Digital Detection Web for On-Campus Insects
The Digital Detection Web project will deploy insect monitoring devices (involving high-resolution optics, machine learning, and the Internet of Things) to understand how changes in insect population indicate changes in local biodiversity and ecosystem services.
Project team
Dr. Juli Carrillo, Assistant Professor, Applied Biology Faculty of Land & Food Systems
Clare Cullen, Operations Director, Centre for Sustainable Food Systems, UBC Farm
Dr. Quentin Geissmann, Postdoctoral Research Fellow, Microbiology & Immunology
Dr. Pierre Girod, Postdoctoral Research Fellow, Land & Food Systems
Insects, tiny and ubiquitous, are good indicators of global change in biodiversity and ecosystem services. Recent evidence suggests that some important insect groups may be declining while others proliferate. The consequences of such shifts are already being felt in global food supplies, as outbreaks of pests or shortages of pollinators compound issues of land use, habitat loss, and climate change.
While agriculture is globally transitioning towards ‘precision’ through automation and digitalization to monitor plant health (e.g., using remote sensing, drone surveillance and Artificial Intelligence), this type of monitoring for insects is still in its infancy. Entomologists typically capture insects using traps before manually counting and identifying specimens, which is extremely time-consuming and somewhat subjective. There is an urgent need to revolutionize biological monitoring of insects so that it occurs when and where species are active.

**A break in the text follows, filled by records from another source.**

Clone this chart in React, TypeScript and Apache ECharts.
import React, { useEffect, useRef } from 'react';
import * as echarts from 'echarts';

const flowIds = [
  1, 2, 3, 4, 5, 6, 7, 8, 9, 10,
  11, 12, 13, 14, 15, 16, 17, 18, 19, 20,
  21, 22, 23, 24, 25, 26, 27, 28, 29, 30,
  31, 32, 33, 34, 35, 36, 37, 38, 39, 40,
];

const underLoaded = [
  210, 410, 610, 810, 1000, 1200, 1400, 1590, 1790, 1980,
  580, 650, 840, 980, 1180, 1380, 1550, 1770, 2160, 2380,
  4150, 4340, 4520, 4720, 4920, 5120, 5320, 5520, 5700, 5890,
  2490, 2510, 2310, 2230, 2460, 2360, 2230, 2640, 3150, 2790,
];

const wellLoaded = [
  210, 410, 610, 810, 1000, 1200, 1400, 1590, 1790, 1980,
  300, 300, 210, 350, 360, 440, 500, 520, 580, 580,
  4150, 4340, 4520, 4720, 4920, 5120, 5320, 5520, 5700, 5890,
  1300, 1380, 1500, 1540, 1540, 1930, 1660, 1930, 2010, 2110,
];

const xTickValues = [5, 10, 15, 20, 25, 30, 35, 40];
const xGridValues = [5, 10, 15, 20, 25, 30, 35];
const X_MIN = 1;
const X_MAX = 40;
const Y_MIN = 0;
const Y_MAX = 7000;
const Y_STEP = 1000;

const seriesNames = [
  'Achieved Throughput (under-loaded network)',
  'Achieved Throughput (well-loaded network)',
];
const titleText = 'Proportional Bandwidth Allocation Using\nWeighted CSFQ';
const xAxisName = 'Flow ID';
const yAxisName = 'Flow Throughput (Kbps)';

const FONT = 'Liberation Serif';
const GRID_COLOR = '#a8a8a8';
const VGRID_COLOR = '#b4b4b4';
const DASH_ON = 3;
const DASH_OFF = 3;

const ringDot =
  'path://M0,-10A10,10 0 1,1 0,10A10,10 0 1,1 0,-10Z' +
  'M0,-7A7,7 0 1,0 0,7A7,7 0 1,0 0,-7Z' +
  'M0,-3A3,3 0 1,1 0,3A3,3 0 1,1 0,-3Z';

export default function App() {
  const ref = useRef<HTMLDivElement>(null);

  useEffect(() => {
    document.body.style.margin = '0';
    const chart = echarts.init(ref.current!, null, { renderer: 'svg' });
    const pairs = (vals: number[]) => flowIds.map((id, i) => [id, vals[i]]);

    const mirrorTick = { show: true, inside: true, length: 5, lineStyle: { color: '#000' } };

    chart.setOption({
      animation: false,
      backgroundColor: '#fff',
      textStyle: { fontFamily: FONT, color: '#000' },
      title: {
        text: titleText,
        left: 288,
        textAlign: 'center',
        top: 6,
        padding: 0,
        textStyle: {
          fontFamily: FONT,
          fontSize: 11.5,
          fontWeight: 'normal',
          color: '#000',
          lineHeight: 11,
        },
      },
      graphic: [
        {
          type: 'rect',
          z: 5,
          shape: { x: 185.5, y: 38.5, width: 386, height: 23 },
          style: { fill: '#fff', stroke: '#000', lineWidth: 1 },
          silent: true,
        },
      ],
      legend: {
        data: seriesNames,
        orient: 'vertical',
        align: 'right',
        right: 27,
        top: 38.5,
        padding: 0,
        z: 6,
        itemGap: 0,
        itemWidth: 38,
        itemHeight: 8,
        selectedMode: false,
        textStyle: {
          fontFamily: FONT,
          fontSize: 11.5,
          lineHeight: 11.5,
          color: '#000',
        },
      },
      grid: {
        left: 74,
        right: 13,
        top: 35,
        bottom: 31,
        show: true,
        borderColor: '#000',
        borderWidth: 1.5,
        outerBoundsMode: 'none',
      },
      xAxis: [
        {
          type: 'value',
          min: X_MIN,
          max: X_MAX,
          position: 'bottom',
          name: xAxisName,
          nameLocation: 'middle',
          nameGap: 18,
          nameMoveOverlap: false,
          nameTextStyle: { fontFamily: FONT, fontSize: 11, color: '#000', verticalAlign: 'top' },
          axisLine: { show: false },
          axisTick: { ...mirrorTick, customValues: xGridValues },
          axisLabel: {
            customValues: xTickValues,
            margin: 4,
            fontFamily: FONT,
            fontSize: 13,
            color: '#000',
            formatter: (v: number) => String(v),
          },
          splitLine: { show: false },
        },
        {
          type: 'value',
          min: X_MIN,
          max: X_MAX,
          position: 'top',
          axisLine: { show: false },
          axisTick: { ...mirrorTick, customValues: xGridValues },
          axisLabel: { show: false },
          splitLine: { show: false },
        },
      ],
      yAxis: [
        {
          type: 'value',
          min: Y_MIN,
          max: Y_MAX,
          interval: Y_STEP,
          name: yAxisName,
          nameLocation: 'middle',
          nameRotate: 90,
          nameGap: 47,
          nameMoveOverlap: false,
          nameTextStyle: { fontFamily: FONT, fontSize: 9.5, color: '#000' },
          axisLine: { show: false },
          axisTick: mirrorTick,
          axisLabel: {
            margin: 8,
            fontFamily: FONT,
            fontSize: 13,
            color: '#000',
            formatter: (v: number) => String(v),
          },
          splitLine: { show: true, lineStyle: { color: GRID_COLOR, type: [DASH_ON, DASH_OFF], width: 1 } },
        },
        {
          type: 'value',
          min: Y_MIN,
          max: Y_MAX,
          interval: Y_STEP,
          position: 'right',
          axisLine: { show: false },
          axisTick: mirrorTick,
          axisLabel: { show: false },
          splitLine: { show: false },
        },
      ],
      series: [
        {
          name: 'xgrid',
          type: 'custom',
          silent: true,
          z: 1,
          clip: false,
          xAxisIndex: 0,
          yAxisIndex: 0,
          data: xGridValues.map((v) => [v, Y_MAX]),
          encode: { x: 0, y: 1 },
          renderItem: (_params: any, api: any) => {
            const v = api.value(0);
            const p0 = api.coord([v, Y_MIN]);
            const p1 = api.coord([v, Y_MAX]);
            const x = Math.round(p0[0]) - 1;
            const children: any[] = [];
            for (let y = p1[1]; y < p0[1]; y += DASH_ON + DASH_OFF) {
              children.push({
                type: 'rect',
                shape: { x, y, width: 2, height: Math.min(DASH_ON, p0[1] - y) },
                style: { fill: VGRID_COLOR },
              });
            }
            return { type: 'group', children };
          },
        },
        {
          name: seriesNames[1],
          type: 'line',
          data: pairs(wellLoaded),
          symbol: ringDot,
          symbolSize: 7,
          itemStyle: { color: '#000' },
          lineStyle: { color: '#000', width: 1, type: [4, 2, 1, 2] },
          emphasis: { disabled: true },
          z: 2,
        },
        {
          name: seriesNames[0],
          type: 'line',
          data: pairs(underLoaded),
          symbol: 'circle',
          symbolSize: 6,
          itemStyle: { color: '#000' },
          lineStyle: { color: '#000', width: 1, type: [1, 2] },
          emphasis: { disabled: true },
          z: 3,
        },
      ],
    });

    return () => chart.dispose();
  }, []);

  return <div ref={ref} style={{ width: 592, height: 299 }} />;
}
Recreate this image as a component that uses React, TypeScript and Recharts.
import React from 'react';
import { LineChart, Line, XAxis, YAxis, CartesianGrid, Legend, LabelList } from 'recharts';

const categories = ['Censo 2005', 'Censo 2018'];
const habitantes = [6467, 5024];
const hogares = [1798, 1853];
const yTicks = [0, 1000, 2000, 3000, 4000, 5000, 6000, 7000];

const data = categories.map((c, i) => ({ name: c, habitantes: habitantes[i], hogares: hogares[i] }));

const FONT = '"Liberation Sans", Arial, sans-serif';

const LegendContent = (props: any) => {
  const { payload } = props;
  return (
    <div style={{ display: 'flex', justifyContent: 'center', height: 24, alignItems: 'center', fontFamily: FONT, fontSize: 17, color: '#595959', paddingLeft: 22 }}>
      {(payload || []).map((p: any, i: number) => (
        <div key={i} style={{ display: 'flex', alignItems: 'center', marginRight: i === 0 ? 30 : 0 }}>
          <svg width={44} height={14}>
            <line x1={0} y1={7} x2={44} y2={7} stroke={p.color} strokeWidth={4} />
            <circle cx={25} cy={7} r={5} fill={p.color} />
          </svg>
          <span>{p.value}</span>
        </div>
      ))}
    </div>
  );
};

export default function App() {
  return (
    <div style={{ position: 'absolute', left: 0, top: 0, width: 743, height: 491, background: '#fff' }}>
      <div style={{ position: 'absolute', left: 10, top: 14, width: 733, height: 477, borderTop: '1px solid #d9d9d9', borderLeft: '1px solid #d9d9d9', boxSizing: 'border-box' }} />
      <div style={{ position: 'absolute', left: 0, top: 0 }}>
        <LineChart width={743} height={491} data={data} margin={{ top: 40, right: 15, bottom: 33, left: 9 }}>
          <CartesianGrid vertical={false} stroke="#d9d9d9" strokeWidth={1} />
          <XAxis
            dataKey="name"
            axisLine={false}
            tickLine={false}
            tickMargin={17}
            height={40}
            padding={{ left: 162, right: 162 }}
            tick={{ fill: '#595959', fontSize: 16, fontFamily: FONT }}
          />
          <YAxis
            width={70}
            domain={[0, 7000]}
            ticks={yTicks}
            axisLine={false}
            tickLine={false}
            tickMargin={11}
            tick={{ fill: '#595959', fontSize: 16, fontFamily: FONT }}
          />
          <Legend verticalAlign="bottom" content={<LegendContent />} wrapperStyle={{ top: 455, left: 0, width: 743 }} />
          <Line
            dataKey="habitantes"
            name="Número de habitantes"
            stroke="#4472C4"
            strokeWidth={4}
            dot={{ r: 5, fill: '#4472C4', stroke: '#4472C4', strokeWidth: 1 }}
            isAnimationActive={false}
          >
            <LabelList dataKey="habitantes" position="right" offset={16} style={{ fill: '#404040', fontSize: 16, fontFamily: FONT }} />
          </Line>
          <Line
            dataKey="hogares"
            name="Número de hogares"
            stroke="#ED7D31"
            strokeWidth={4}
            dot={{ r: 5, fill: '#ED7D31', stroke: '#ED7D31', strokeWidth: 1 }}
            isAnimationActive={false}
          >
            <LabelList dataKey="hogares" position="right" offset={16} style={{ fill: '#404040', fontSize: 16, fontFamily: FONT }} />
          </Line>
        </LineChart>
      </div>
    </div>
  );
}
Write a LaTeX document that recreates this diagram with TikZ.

Innovative tools like the Sticky Pi, a high-frequency smart trap, provide a novel approach to monitoring insect circadian behaviors in real-time, offering unprecedented temporal resolution through image captures every 20 minutes1. Through aggregation of large amounts of spatiotemporal data, the Digital Detection Web project will enable UBC to monitor insects in real-time, on a scale never done before. Importantly, it will allow researchers to compare insect activity in natural habitats, urban campus landscapes, and the agricultural setting of UBC Farm. Additionally, UBC will serve as an early alert system for the monitoring of insects pests in the broader region.
UBC community members will be given the opportunity to get involved, by using tools and resources to monitor insects and then providing feedback on the project. This will contribute to create stronger connections between the community and the land.
This Campus as a Living Lab project allows researchers to create baseline data for the UBC Vancouver campus on insect biodiversity to monitor changes over time and improve future land management decisions. It pilots new uses of technologies and data collection processes that can be applied to research in other environments and ecosystems. And through this real-time data, UBC will serve as an early detection system for monitoring pest insects, information that will be communicated through maps and alerts to farmers and agricultural stakeholders across British Columbia and Canada.